Badass! I wanna see some more lobsterboat pics.


----------



## sugarloafer (Jul 18, 2017)

EvanHammer said:


> Badass! I wanna see some more lobsterboat pics.


you got it Evan


----------



## CoolRunnings (Oct 18, 2012)

Sugarloafer,

Very nice lobster boats! Reminds me of all the Downeasters and Picnic boats (Hinckley) when I went to Maine coast. Very cool background as well. Purchased some plans for a Bateau design skiff and have contemplated building it out. Im sure everyone would love to hear your insight on the Chris Morejohn designs!


----------



## sugarloafer (Jul 18, 2017)

Austin_Boudreaux said:


> Sugarloafer,
> 
> Very nice lobster boats! Reminds me of all the Downeasters and Picnic boats (Hinckley) when I went to Maine coast. Very cool background as well.
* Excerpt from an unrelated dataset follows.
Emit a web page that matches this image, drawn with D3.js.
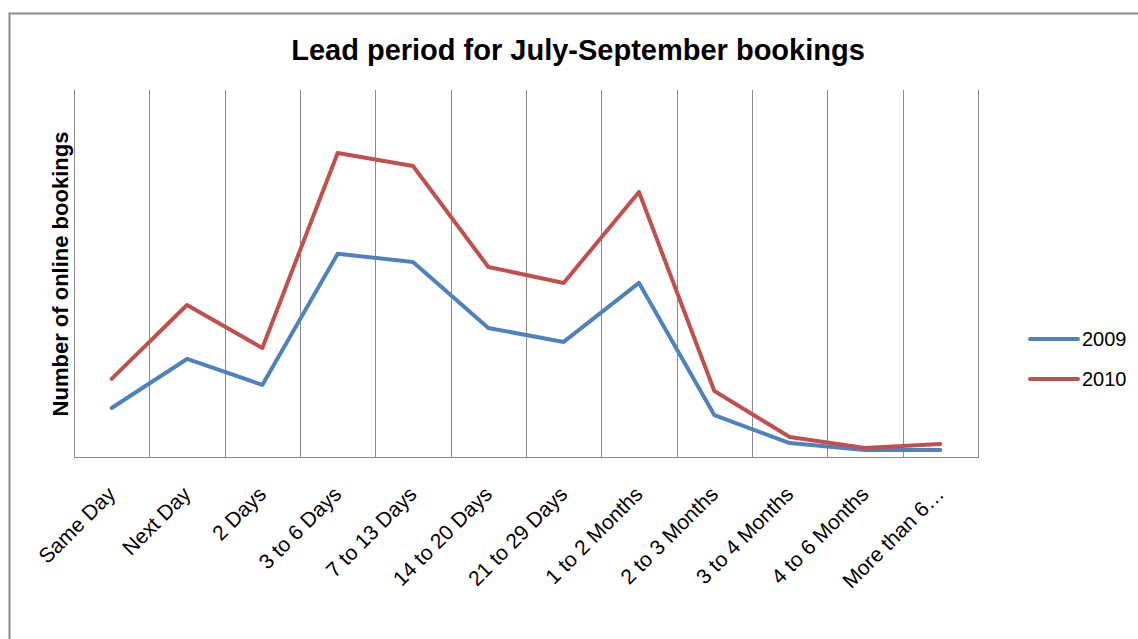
<!DOCTYPE html>
<html>
<head>
<meta charset="utf-8">
<script src="https://cdn.jsdelivr.net/npm/d3@7"></script>
<style>
  body { margin: 0; background: #fff; }
  text { font-family: "Liberation Sans", Arial, sans-serif; fill: #000; }
</style>
</head>
<body>
<div id="chart-area"></div>
<script>
// Data
const categories = ["Same Day", "Next Day", "2 Days", "3 to 6 Days", "7 to 13 Days", "14 to 20 Days",
  "21 to 29 Days", "1 to 2 Months", "2 to 3 Months", "3 to 4 Months", "4 to 6 Months", "More than 6 Months"];
const values2009 = [187, 374, 275, 775, 744, 492, 439, 664, 160, 53, 27, 27];
const values2010 = [298, 580, 416, 1160, 1110, 725, 664, 1011, 252, 76, 34, 50];
const seriesNames = ["2009", "2010"];
const seriesColors = ["#4F81BD", "#C0504D"];

// Dimensions
const W = 1138, H = 639;
const plot = { left: 74, right: 978, top: 90, bottom: 457 };

const svg = d3.select("#chart-area")
  .append("svg")
    .attr("width", W)
    .attr("height", H);

// outer chart border
svg.append("rect")
  .attr("x", 9.5).attr("y", 13.5)
  .attr("width", W + 10).attr("height", H + 10)
  .attr("fill", "none")
  .attr("stroke", "#8c8c8c")
  .attr("stroke-width", 2);

// Scales
const x = d3.scaleBand()
  .domain(categories)
  .range([plot.left, plot.right]);
const y = d3.scaleLinear()
  .domain([0, 1400])
  .range([plot.bottom, plot.top]);

// vertical gridlines at category boundaries
const bounds = categories.map(c => x(c)).concat([plot.right]);
svg.append("g")
  .selectAll("line")
  .data(bounds)
  .join("line")
    .attr("x1", d => Math.round(d) + 0.5)
    .attr("x2", d => Math.round(d) + 0.5)
    .attr("y1", plot.top)
    .attr("y2", plot.bottom)
    .attr("stroke", "#8a8a8a")
    .attr("stroke-width", 1);

// bottom axis
const xAxis = svg.append("g")
  .attr("transform", "translate(0," + (plot.bottom + 0.5) + ")")
  .call(d3.axisBottom(x).tickSize(0).tickPadding(0)
    .tickFormat(d => d === "More than 6 Months" ? "More than 6\u2026" : d));
xAxis.select(".domain").attr("stroke", "#8a8a8a").attr("d", "M" + plot.left + ",0H" + (plot.right + 1));
xAxis.selectAll("text")
  .attr("font-size", "21px")
  .attr("text-anchor", "end")
  .attr("dy", 0)
  .attr("y", 0)
  .attr("transform", "translate(5,38) rotate(-45)");

// Lines
const line = d3.line()
  .x((d, i) => x(categories[i]) + x.bandwidth() / 2)
  .y(d => y(d));

[values2009, values2010].forEach((vals, i) => {
  svg.append("path")
    .datum(vals)
    .attr("d", line)
    .attr("fill", "none")
    .attr("stroke", seriesColors[i])
    .attr("stroke-width", 4)
    .attr("stroke-linejoin", "round")
    .attr("stroke-linecap", "round");
});

// Title
svg.append("text")
  .attr("x", 578)
  .attr("y", 60)
  .attr("text-anchor", "middle")
  .attr("font-size", "29px")
  .attr("font-weight", "bold")
  .text("Lead period for July-September bookings");

// Y label
svg.append("text")
  .attr("transform", "translate(68," + 274 + ") rotate(-90)")
  .attr("text-anchor", "middle")
  .attr("font-size", "22px")
  .attr("font-weight", "bold")
  .text("Number of online bookings");

// Legend
const legend = svg.append("g");
seriesNames.forEach((name, i) => {
  const row = legend.append("g")
    .attr("transform", "translate(1030," + (339 + i * 40) + ")");
  row.append("line")
    .attr("x1", 0).attr("x2", 48)
    .attr("stroke", seriesColors[i])
    .attr("stroke-width", 4)
    .attr("stroke-linecap", "round");
  row.append("text")
    .attr("x", 52)
    .attr("y", 7)
    .attr("font-size", "20px")
    .text(name);
});
</script>
</body>
</html>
Purchased some plans for a Bateau design skiff and have contemplated building it out. Im sure everyone would love to hear your insight on the Chris Morejohn designs!
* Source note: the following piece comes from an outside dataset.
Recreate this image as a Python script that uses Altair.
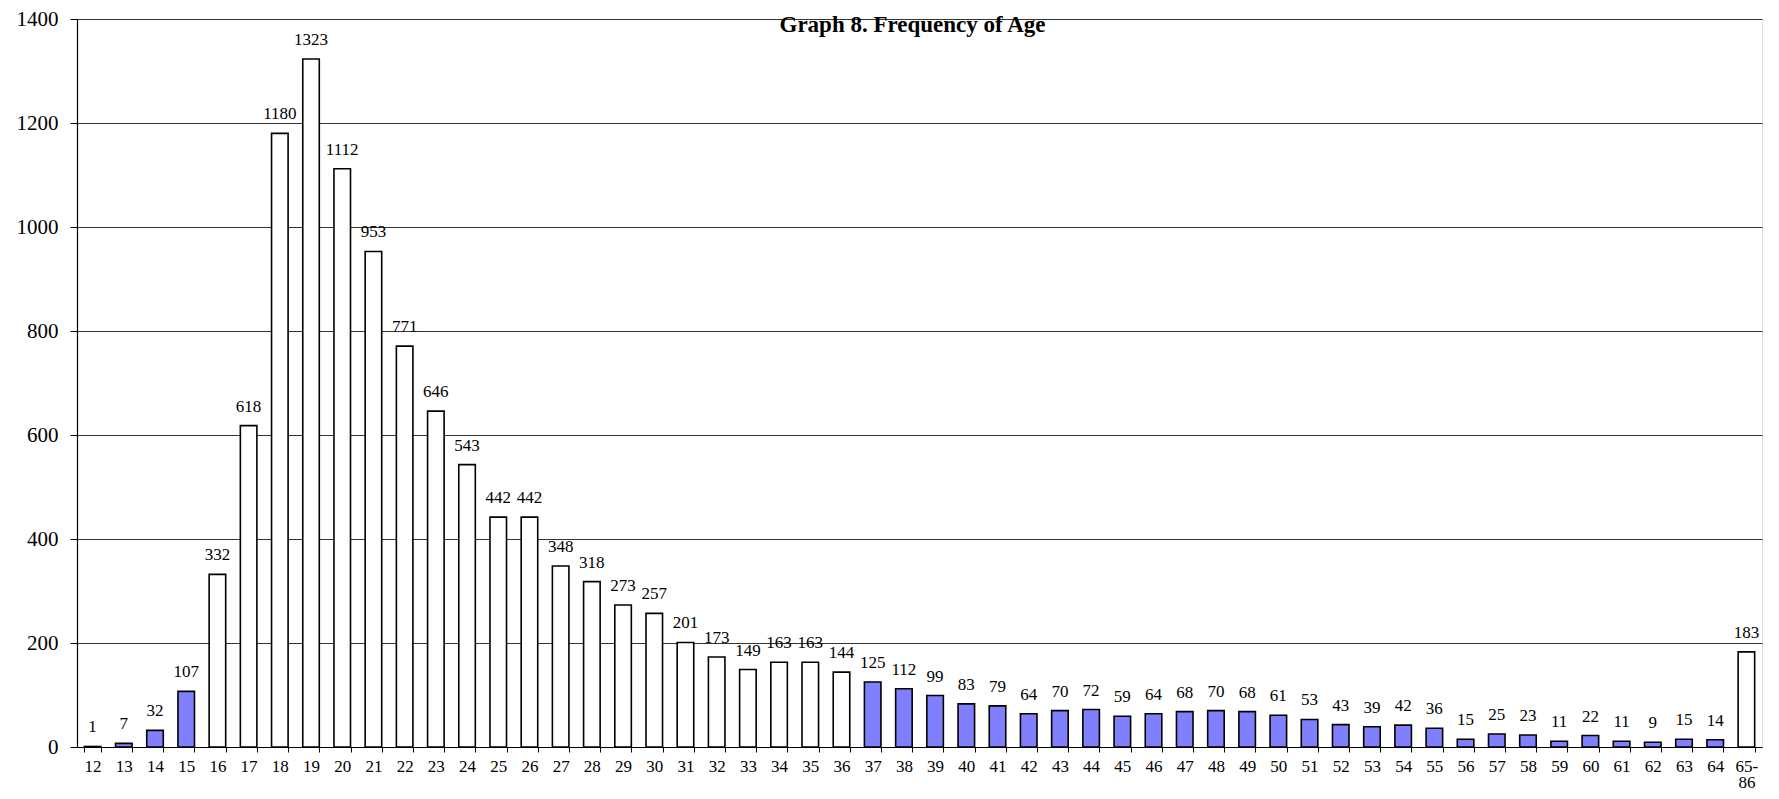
import altair as alt
import pandas as pd

ages = [str(a) for a in range(12, 65)] + ["65-86"]
counts = [1, 7, 32, 107, 332, 618, 1180, 1323, 1112, 953, 771, 646, 543, 442, 442,
          348, 318, 273, 257, 201, 173, 149, 163, 163, 144, 125, 112, 99, 83, 79,
          64, 70, 72, 59, 64, 68, 70, 68, 61, 53, 43, 39, 42, 36, 15, 25, 23, 11,
          22, 11, 9, 15, 14, 183]
title_text = ["Graph 8. Frequency of Age"]

df = pd.DataFrame({"age": ages, "count": counts, "order": list(range(len(ages)))})

FONT = "Liberation Serif"
W, H = 1685, 728
highlight = "(datum.order <= 3) || (datum.order >= 25 && datum.order <= 52)"

x = alt.X("age:N", sort=ages, title=None,
          scale=alt.Scale(paddingInner=0.47, paddingOuter=0.235),
          axis=alt.Axis(labelAngle=0, labelFont=FONT, labelFontSize=17, labelColor="black",
                        labelPadding=6, tickBand="extent", tickSize=5, tickColor="black",
                        domainColor="black", domainWidth=1.2, grid=False,
                        labelExpr="datum.value == '65-86' ? ['65-', '86'] : datum.value",
                        labelLineHeight=16))
y = alt.Y("count:Q", title=None,
          scale=alt.Scale(domain=[0, 1400], nice=False),
          axis=alt.Axis(values=list(range(0, 1401, 200)), format="d", labelFont=FONT,
                        labelFontSize=21, labelColor="black", labelPadding=12, tickSize=7,
                        tickColor="black", domainColor="black", domainWidth=1.2, grid=True,
                        gridColor="#333333", gridWidth=1))

bars = alt.Chart(df).mark_bar(stroke="black", strokeWidth=1.6).encode(
    x=x, y=y,
    fill=alt.condition(highlight, alt.value("#8080FF"), alt.value("white")),
)
labels = alt.Chart(df).mark_text(font=FONT, fontSize=17, dy=-14, baseline="alphabetic",
                                 color="black").encode(
    x=alt.X("age:N", sort=ages), y="count:Q", text="count:Q")

title = alt.Chart(pd.DataFrame({"t": title_text})).mark_text(
    font=FONT, fontSize=23, fontWeight="bold", baseline="alphabetic", align="center",
    color="black").encode(text="t:N", x=alt.value(W / 2 - 7), y=alt.value(13))

chart = alt.layer(bars, labels, title).properties(
    width=W, height=H,
    autosize=alt.AutoSizeParams(type="none"),
    padding={"left": 69, "top": 11, "right": 9, "bottom": 44},
).configure_view(stroke=None).configure(background="white")

chart.save("out.html", embed_options={"renderer": "svg", "actions": False})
Thanks....it's a down southeast lobster boat HA!........hard chine.........Well if ur ever scratching your head on your build I would have an opinion........I may just post my view of Chris's skiffs, might be a bit biased, even before I knew him I felt he was ahead of everyone else.......many have copied his built in spray rail concept, and other things.....none have improved on him really......Hal Chittum afterall was just a back slapper at hells bay when Chris ran it n was part owner....Flip palet had a few insights.....but hells bay was 99% Chris.......the new owner has rewritten history n wrote Chris out of the story.......ridiculous.


----------



## EvanHammer (Aug 14, 2015)

How big is that lobsterboat? I wanna build something like that one day.


----------



## sugarloafer (Jul 18, 2017)

It's 34'. X 10' x 28"draft......8000 lbs single 300 Cummings.......hull is ocummee and fir ply 3/4" bottom 1/2" sides.......cockpit is 1/2" fir.......other decks are 1 1/4" divinycell ...for insulation.....all glassed with 20oz cloth n isothalic polyester.....been to the Bahamas 20x.....


----------



## fjmaverick (Sep 18, 2015)

Any input on a florida style tolman skiff?


----------



## sugarloafer (Jul 18, 2017)

Tolman---Well for what they are, they are really great......you can only make 'simple' [curved in one direction only tho you can twist them] curved panels by bending them [in this case, plywood].....they are not going to ride as well or be as dry in rough conditions as a complex panel curved technical skiff with a big spray rail molded into the bow sides, but hey...... they're very very serviceable......and ride much better than a simple carolina skiff type. 

And you can make them yourself easily and quickly and do not cost 25K$!....

....my old skiff is a 'hybred'---80% plywood [3/8" marine press treated-'Greenwood' bottom and floor, 1/4" occume sides n upper decks] and 20% foam cored FG [just to make the severe curved rounded sections in the bow bottom]


----------